■ **WHAT YOU ARE ASKED TO DO**
Of all the lines in the material below, how many include the string "script"? Give the number only.

==== RECORD EXTRACTS ====

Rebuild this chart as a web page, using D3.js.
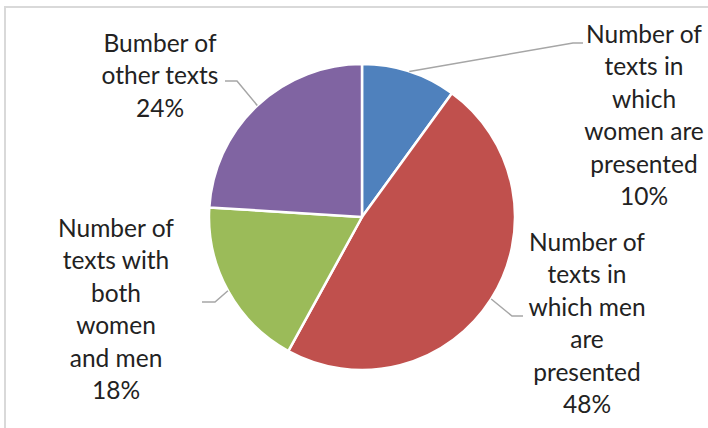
<!DOCTYPE html>
<html>
<head>
<meta charset="utf-8">
<script src="https://cdn.jsdelivr.net/npm/d3@7"></script>
<style>
  body { margin: 0; background: #fff; }
  svg { display: block; }
</style>
</head>
<body>
<svg width="708" height="428"></svg>
<script>
// Data used to build chart
const labels = [
  ['Number of', 'texts in', 'which', 'women are', 'presented'],
  ['Number of', 'texts in', 'which men', 'are', 'presented'],
  ['Number of', 'texts with', 'both', 'women', 'and men'],
  ['Bumber of', 'other texts']
]
const values = [10, 48, 18, 24]
const colors = ['#4f81bd', '#c0504d', '#9bbb59', '#8064a2']

// label layout: elbow point, text centre x, first baseline (relative to pie centre)
const labelLayout = [
  {elbow: [211, -174], end: [221, -174], tx: 282, ty: -174},
  {elbow: [150, 99], end: [161, 99], tx: 225, ty: 34},
  {elbow: [-147, 85], end: [-160, 85], tx: -246, ty: 20},
  {elbow: [-125, -136], end: [-137, -136], tx: -202, ty: -165}
]

const svg = d3.select('svg')
const cx = 362
const cy = 217
const r = 153
const lineH = 32.4

// chart frame
svg.append('rect')
  .attr('x', 5).attr('y', 7)
  .attr('width', 710).attr('height', 430)
  .attr('fill', 'none')
  .attr('stroke', '#d9d9d9')
  .attr('stroke-width', 2)

const g = svg.append('g').attr('transform', `translate(${cx},${cy})`)

const pie = d3.pie().sort(null).value(d => d)
const arcs = pie(values)
const arc = d3.arc().innerRadius(0).outerRadius(r)

g.selectAll('path.slice')
  .data(arcs)
  .join('path')
  .attr('class', 'slice')
  .attr('d', arc)
  .attr('fill', (d, i) => colors[i])
  .attr('stroke', '#fff')
  .attr('stroke-width', 2.5)
  .attr('stroke-linejoin', 'round')

// leader lines start at slice mid-angle on the rim
const total = d3.sum(values)
g.selectAll('polyline.leader')
  .data(arcs)
  .join('polyline')
  .attr('class', 'leader')
  .attr('fill', 'none')
  .attr('stroke', '#a6a6a6')
  .attr('stroke-width', 1.5)
  .attr('points', (d, i) => {
    const a = (d.startAngle + d.endAngle) / 2
    const p = [Math.sin(a) * r, -Math.cos(a) * r]
    const L = labelLayout[i]
    return [p, L.elbow, L.end].map(q => q.join(',')).join(' ')
  })

// labels
const lab = g.selectAll('text.lab')
  .data(arcs)
  .join('text')
  .attr('class', 'lab')
  .attr('text-anchor', 'middle')
  .attr('font-family', 'Lato, "Open Sans", sans-serif')
  .attr('font-size', 24.5)
  .attr('fill', '#222')

lab.each(function (d, i) {
  const L = labelLayout[i]
  const lines = labels[i].concat([Math.round(d.data / total * 100) + '%'])
  d3.select(this).selectAll('tspan')
    .data(lines)
    .join('tspan')
    .attr('x', L.tx)
    .attr('y', (t, j) => L.ty + j * lineH)
    .text(t => t)
})
</script>
</body>
</html>
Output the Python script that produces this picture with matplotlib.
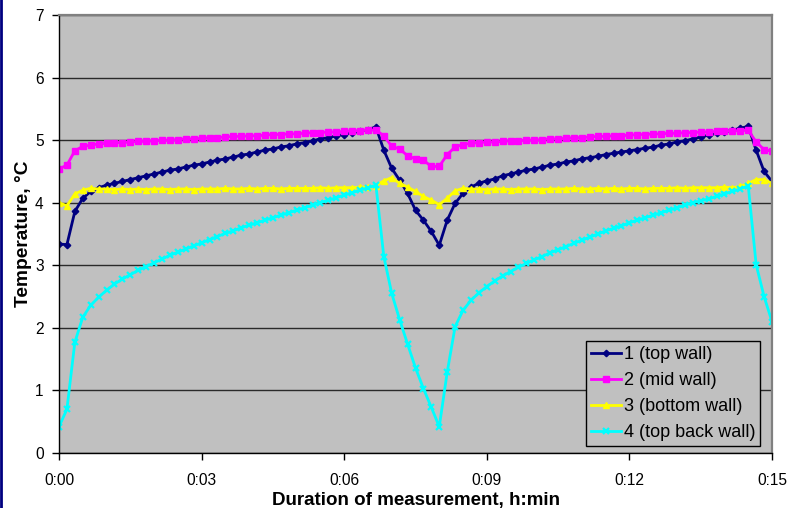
import numpy as np
import matplotlib
matplotlib.use("Agg")
import matplotlib.pyplot as plt
from matplotlib.lines import Line2D
from matplotlib.ticker import FixedLocator

plt.rcParams['font.family'] = ['Liberation Sans', 'DejaVu Sans']

# sampling interval (seconds) of the logged series
sample_interval_s = 10

series_labels = ["1 (top wall)", "2 (mid wall)", "3 (bottom wall)", "4 (top back wall)"]

top_wall = [3.34, 3.33, 3.86, 4.07, 4.18, 4.24, 4.28, 4.31, 4.34, 4.37,
            4.40, 4.43, 4.46, 4.49, 4.52, 4.54, 4.57, 4.60, 4.62, 4.65,
            4.68, 4.70, 4.73, 4.76, 4.78, 4.81, 4.84, 4.86, 4.89, 4.91,
            4.94, 4.96, 4.99, 5.02, 5.04, 5.07, 5.09, 5.12, 5.14, 5.17,
            5.21, 4.84, 4.55, 4.36, 4.15, 3.88, 3.72, 3.54, 3.32, 3.72,
            3.99, 4.15, 4.25, 4.31, 4.35, 4.38, 4.43, 4.46, 4.49, 4.52,
            4.54, 4.57, 4.60, 4.62, 4.65, 4.67, 4.70, 4.72, 4.74, 4.77,
            4.79, 4.81, 4.83, 4.85, 4.87, 4.89, 4.92, 4.94, 4.97, 4.99,
            5.02, 5.05, 5.08, 5.11, 5.13, 5.16, 5.19, 5.22, 4.84, 4.50,
            4.34, 4.20]

mid_wall = [4.54, 4.60, 4.83, 4.90, 4.92, 4.94, 4.95, 4.96, 4.96, 4.97,
            4.98, 4.98, 4.99, 5.00, 5.00, 5.01, 5.02, 5.02, 5.03, 5.04,
            5.04, 5.05, 5.06, 5.06, 5.07, 5.07, 5.08, 5.09, 5.09, 5.10,
            5.10, 5.11, 5.12, 5.12, 5.13, 5.13, 5.14, 5.15, 5.15, 5.16,
            5.16, 5.07, 4.90, 4.86, 4.75, 4.70, 4.68, 4.58, 4.58, 4.77,
            4.89, 4.93, 4.95, 4.96, 4.97, 4.97, 4.98, 4.99, 4.99, 5.00,
            5.00, 5.01, 5.02, 5.02, 5.03, 5.04, 5.04, 5.05, 5.06, 5.06,
            5.07, 5.07, 5.08, 5.09, 5.09, 5.10, 5.10, 5.11, 5.11, 5.12,
            5.12, 5.13, 5.13, 5.14, 5.14, 5.15, 5.15, 5.16, 4.97, 4.85,
            4.82, 4.80]

bottom_wall = [4.00, 3.95, 4.14, 4.20, 4.23, 4.22, 4.22, 4.21, 4.22, 4.21,
               4.22, 4.21, 4.22, 4.22, 4.21, 4.22, 4.22, 4.21, 4.22, 4.22,
               4.22, 4.23, 4.22, 4.22, 4.23, 4.22, 4.23, 4.23, 4.22, 4.23,
               4.23, 4.23, 4.23, 4.24, 4.23, 4.24, 4.24, 4.24, 4.25, 4.25,
               4.27, 4.35, 4.40, 4.31, 4.25, 4.18, 4.10, 4.04, 3.97, 4.07,
               4.19, 4.23, 4.22, 4.22, 4.21, 4.22, 4.22, 4.21, 4.22, 4.22,
               4.22, 4.21, 4.22, 4.22, 4.22, 4.23, 4.22, 4.22, 4.23, 4.22,
               4.23, 4.22, 4.23, 4.23, 4.22, 4.23, 4.23, 4.23, 4.24, 4.23,
               4.24, 4.24, 4.24, 4.24, 4.25, 4.24, 4.26, 4.31, 4.37, 4.37,
               4.31, 4.27]

top_back_wall = [0.42, 0.70, 1.77, 2.17, 2.36, 2.49, 2.60, 2.70, 2.78, 2.85,
                 2.92, 2.98, 3.04, 3.10, 3.16, 3.21, 3.26, 3.31, 3.36, 3.41,
                 3.46, 3.51, 3.55, 3.60, 3.64, 3.68, 3.72, 3.76, 3.80, 3.84,
                 3.88, 3.92, 3.96, 4.00, 4.04, 4.08, 4.12, 4.16, 4.20, 4.24,
                 4.28, 3.14, 2.55, 2.13, 1.74, 1.36, 1.03, 0.73, 0.42, 1.29,
                 2.02, 2.28, 2.44, 2.56, 2.66, 2.75, 2.83, 2.90, 2.97, 3.03,
                 3.09, 3.14, 3.20, 3.25, 3.30, 3.35, 3.40, 3.45, 3.50, 3.55,
                 3.59, 3.63, 3.68, 3.72, 3.76, 3.80, 3.84, 3.88, 3.92, 3.96,
                 4.00, 4.03, 4.06, 4.10, 4.14, 4.18, 4.22, 4.27, 3.01, 2.50,
                 2.10, 1.70]

x_tick_minutes = [0, 3, 6, 9, 12, 15]
x_tick_labels = ["0:00", "0:03", "0:06", "0:09", "0:12", "0:15"]
y_ticks = [0, 1, 2, 3, 4, 5, 6, 7]

minutes = np.arange(len(top_wall)) * sample_interval_s / 60.0

fig = plt.figure(figsize=(7.88, 5.08), dpi=100)
fig.patch.set_facecolor('white')
ax = fig.add_axes([59/788, 1-453/508, (772-59)/788, (453-15)/508])
ax.set_facecolor('#C0C0C0')

styles = [
    dict(color='#000080', marker='D', markersize=3.3),
    dict(color='#FF00FF', marker='s', markersize=4.3),
    dict(color='#FFFF00', marker='^', markersize=4.8),
    dict(color='#00FFFF', marker='x', markersize=4.5, markeredgewidth=1.6),
]
for vals, lab, st in zip([top_wall, mid_wall, bottom_wall, top_back_wall], series_labels, styles):
    ax.plot(minutes, vals, lw=2.0, label=lab, clip_on=True, **st)

ax.set_xlim(0, 15)
ax.set_ylim(0, 7)
ax.xaxis.set_major_locator(FixedLocator(x_tick_minutes))
ax.set_xticklabels(x_tick_labels)
ax.set_yticks(y_ticks)
ax.yaxis.grid(True, color='#2a2a2a', lw=1.0)
ax.set_axisbelow(True)

for s in ['top', 'right']:
    ax.spines[s].set_color('#808080')
    ax.spines[s].set_linewidth(1.6)
for s in ['left', 'bottom']:
    ax.spines[s].set_color('black')
    ax.spines[s].set_linewidth(1.0)

ax.tick_params(axis='both', direction='out', length=5, width=1, labelsize=11.2, colors='black')
ax.tick_params(axis='x', pad=9.3)
ax.tick_params(axis='y', pad=6.0)

ax.set_xlabel("Duration of measurement, h:min", fontsize=13.5, fontweight='bold', va='baseline')
ax.xaxis.set_label_coords(0.5, (453-504.5)/438)
ax.set_ylabel("Temperature, °C", fontsize=13.8, fontweight='bold')
ax.yaxis.set_label_coords((32-59)/713, 0.5)

leg = ax.legend(loc='lower right', bbox_to_anchor=((760-59)/713, (453-445.5)/438),
                prop={'size': 13}, frameon=True, fancybox=False,
                facecolor='#C0C0C0', edgecolor='black', framealpha=1,
                handlelength=1.7, handletextpad=0.15, labelspacing=0.5,
                borderpad=0.25, borderaxespad=0)
leg.get_frame().set_linewidth(1.0)

# navy border on the left edge of the picture
fig.add_artist(Line2D([1.2/788, 1.2/788], [0, 1], color='#000080', lw=2.0,
                      transform=fig.transFigure))

fig.savefig("out.png", dpi=100, facecolor='white')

====

■ **SOLVED PROBLEM**
4